In the 18th century and the early days of the 19th, the seagoing war ships had a problem of what appeared to be a perfectly fine cannon that would with a normal load blow up, destroying the gun and a few bystanders who loaded it correctly. The problem was caused by some water getting into the metal of the cannon and starting to rust. The rust would eat in a number of directions causing greater weakness in the metal that was thought to be solid.

On page 80 of my book I have printed a picture of an iron molecule enlarged 50,000 times. It looks like something in a playground that is far from solid. If you short start a patched ball  6 or so inches down the barrel of your rifle and fire the rifle you will very often create a bulge in the bore. The bulge seldom shows up on the outside of the now ruined barrel.

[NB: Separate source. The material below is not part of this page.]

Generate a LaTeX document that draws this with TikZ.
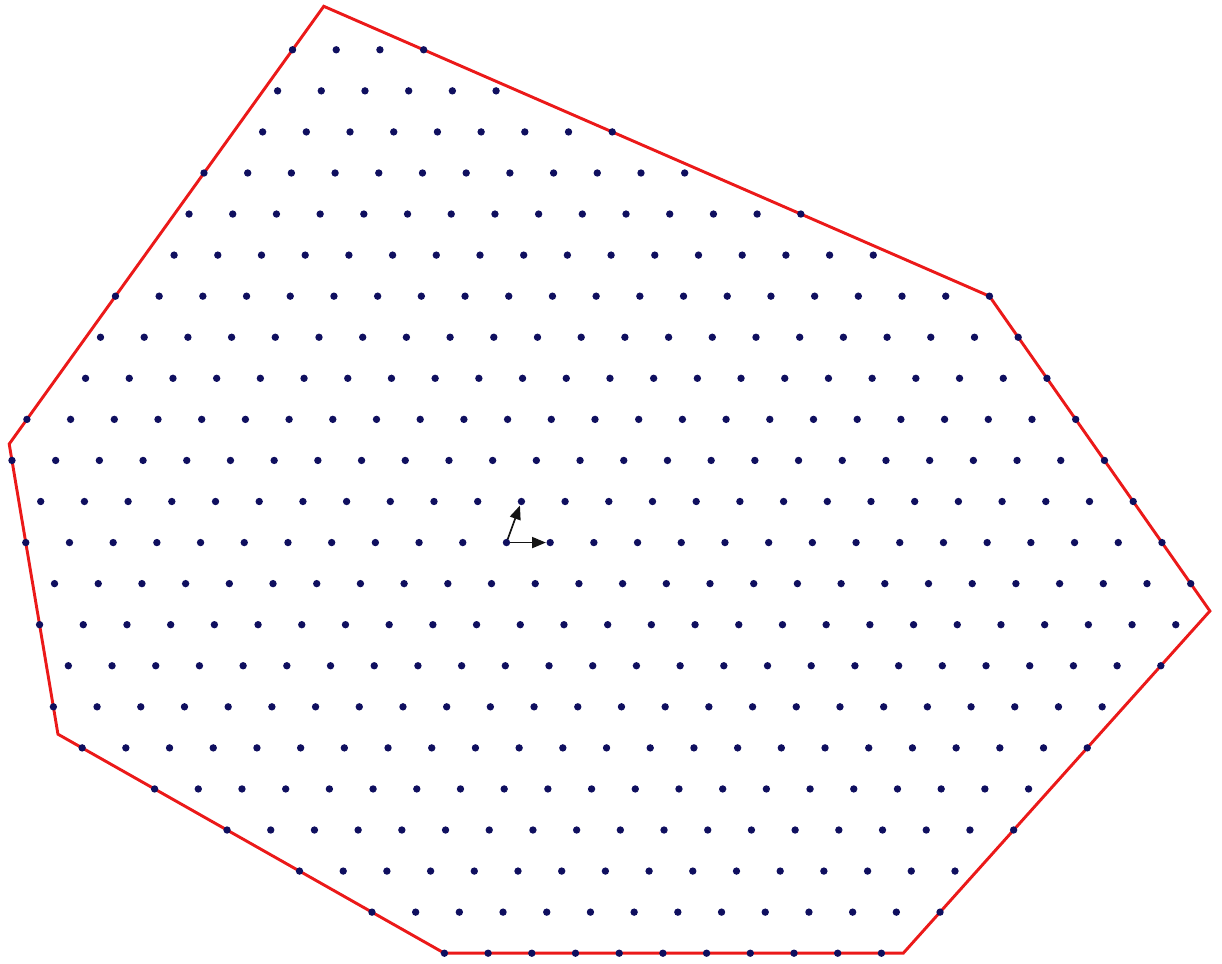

If the steel is so solid, where did the steel that used to occupy that space created by the bulge go? It got squished into all those steel molecules.
We often hear: “I cleaned my barrel with good hot soapy water and wiped the barrel clean with white wiping patches that came out spotless. Then a few days later, if I run a dry wiping patch down, it comes out a rust colored orange.
I know that water will rust steel but that bore was bone dry. Where did that water come from?” It came from all those spaces among the steel molecules where you put it. If you finished with a nice light coat of oil after your cleaning procedure to seal out any outside source of water or just humidity to stay out, you are also sealing in the water you put there with the hot soapy cleaning method.


I think you could  put up with this small rust problem for quite a few years BUT on the other hand, that small rusting isn’t strengthening your barrel so why put up with it?


What I accidentally developed was a system minimizing the use of water as much as possible.  Wiping the barrel with a wiping patch only damp with your favorite Moose Milk. Squeezing that patch in a vise could not produce a whole drop of liquid. The dampness will penetrate the residue which bakes on the corrosive residue and sweeps it from the barrel. Make sure you are pulling a snow white clean wiping patch before you then coat the bore with patches wet with WD 40, making sure all surfaces are coated. If you have a barrel protector on your ram rod, leave the ram rod with its WD 40 patches in the barrel till the next time you go hunting or to the range. Drop 30 grains of whatever down the barrel on the new day and fire that bank down range to burn off the WD 40. Give it a wipe and load for your first shot. By storing with this water displacing oil you will soon fill all those molecular spaces withWD 40, and water and residue just can’t get in there. If you have a better penetrating water displacement oil it should probably work as well
Sometimes you will pull black residue a few days after cleaning. Treat it the same way as water caused rust.